Double Top and Double Bottom Pattern: A Beginner's Guide
The double top and double bottom are two of the most recognized reversal patterns in technical analysis. They signal that a trend may be running out of steam, but they only become useful once you understand the neckline, the volume behind the move, and the limits of what any chart pattern can actually tell you.
What the Double Top and Double Bottom Patterns Mean
Both are reversal patterns, meaning they hint that an existing trend may be ending. A double top looks like the letter "M": price pushes to a high, pulls back, then rallies to roughly the same high again but fails to break through. That second rejection suggests buyers are exhausted. A double bottom is the mirror image, shaped like a "W": price drops to a low, bounces, then falls back to about the same low and holds, suggesting sellers are exhausted.
The key word is roughly. The two peaks (or two troughs) do not need to be identical. Many real patterns have a second peak that is slightly higher or lower than the first. What matters is that price tried to continue the trend twice and was rejected at a similar level, which is why support and resistance levels are central to reading these formations.

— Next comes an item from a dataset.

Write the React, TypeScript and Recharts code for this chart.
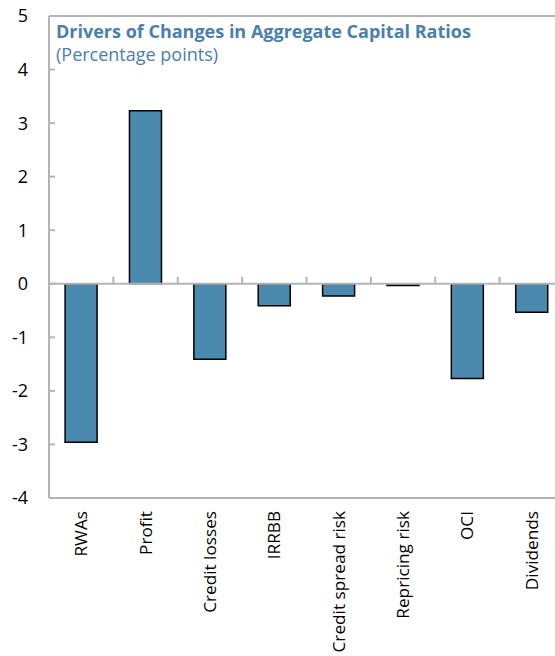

| Feature | Double Top | Double Bottom |
|---|---|---|
| Shape | "M" | "W" |
| Appears after | An uptrend | A downtrend |
| Signals | Possible move down | Possible move up |
| Neckline | The pullback low between the peaks | The bounce high between the troughs |
| Confirmation | Close below the neckline | Close above the neckline |
The Neckline: The Line That Confirms the Pattern
The neckline is the most important part of the structure. For a double top, it is the low point reached during the pullback between the two peaks. For a double bottom, it is the high point of the bounce between the two troughs.
A pattern is not confirmed simply because you can see an "M" or "W" shape. Confirmation comes when price closes beyond the neckline, not just touches it intraday. Until that close happens, the pattern is only a possibility, and price can easily reverse and continue the original trend. Many beginners enter too early, on the shape alone, and get caught when the neckline holds.
- Double top: confirmed when price closes below the neckline.
- Double bottom: confirmed when price closes above the neckline.
- Retest: price often returns to the broken neckline before continuing, which can offer a clearer entry than chasing the initial break.
Estimating a Price Target
These patterns offer a rough way to estimate a potential move, often called the measured move. You measure the vertical distance from the peaks (or troughs) to the neckline, then project that distance from the breakout point.
- Measure the height: the distance from the double top's peaks down to the neckline (or from the double bottom's troughs up to the neckline).
- Find the breakout point: where price closed beyond the neckline.
- Project the height from the breakout point in the direction of the break to get an approximate target.
Treat the target as a planning reference, not a promise. Pairing it with a predefined exit using stop-loss and take-profit levels is far more important than trusting the projection blindly.
Why Volume Confirmation Matters
Volume helps separate a real reversal from a false one. In a healthy double top, the second peak often forms on weaker volume than the first, hinting that buying pressure is fading, and the break below the neckline ideally comes with rising volume. In a double bottom, traders look for a pickup in volume on the move that breaks above the neckline, suggesting genuine buying interest rather than a brief bounce.
Low volume on the breakout is a warning sign. A neckline break on thin volume is more likely to fail and reverse. Volume is supporting evidence, not proof, so combine it with other tools such as moving averages or RSI to check whether momentum agrees with the pattern.
Common Mistakes and Risk Management
No chart pattern works every time. Double tops and bottoms fail regularly, and "textbook" examples are clearer in hindsight than in the moment. Manage that uncertainty with discipline rather than conviction.
- Entering before confirmation: trading the shape before a neckline close is one of the most common errors.
- Ignoring the bigger trend: a reversal signal against a very strong trend can fail; context from trend-following helps.
- Skipping a stop: always know where the pattern is invalidated, often just beyond the second peak or trough.
- Oversizing: sensible position sizing keeps a single failed pattern from causing serious damage.
- Forcing patterns: not every wiggle is a double top; if you have to squint, it probably is not one.
Crypto markets are highly volatile and can move sharply against any setup, especially when using leverage. This article is for educational purposes only and is not investment advice. Patterns describe probabilities, not certainties, and no method removes the risk of loss. Combine technical study with trading psychology and your own research before risking capital you cannot afford to lose.